The per-share value calculation reflects estimated real estate fair values of $2.93 per share, offset by $1.75 in loans payable, with other net assets and equity-method investments contributing the remainder. Management noted that this figure does not include any enterprise value premium or liquidity discount.
Legal and Operational Challenges Persist
Beyond the Eikanas settlement, the company remains engaged in litigation with Healthcare Real Estate Partners related to a 2015 bankruptcy proceeding, with appeals pending in the Third Circuit Court of Appeals. Additionally, Summit filed a motion for specific performance in Delaware Chancery Court against Best Years, its partner in the SUL joint venture, seeking to compel completion of a membership interest sale for five entities. Best Years has disputed the existence of a binding agreement, and a trial has already taken place, with post-trial arguments scheduled for early April 2026.
The outcome of this dispute could have meaningful implications for Summit’s ability to further simplify its structure and realize value from its remaining equity-method investment.
Industry Headwinds and Demographic Tailwinds
Management acknowledged that the broader macroeconomic environment in 2025 presented challenges for the senior housing sector, including elevated interest rates, tariff-driven increases in construction material costs, persistent labor shortages, and inflationary pressures on operating expenses such as wages, food, utilities, and insurance.
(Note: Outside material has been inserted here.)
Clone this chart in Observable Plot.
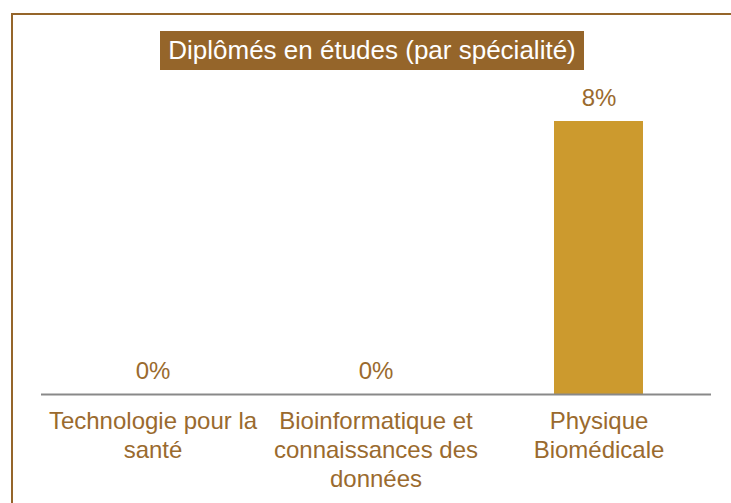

Nevertheless, the company noted that long-term demographic trends continue to support demand for senior housing and care, providing relative stability within the sector.
With its portfolio now dramatically streamlined and its balance sheet largely de-risked, Summit Healthcare REIT appears to be in a holding pattern — generating modest income from its remaining properties while pursuing strategic options that could ultimately deliver a liquidity event for shareholders who have held their investment through more than a decade of declining valuations and operational turbulence. Whether the company can execute on that objective remains the central question for its investor base.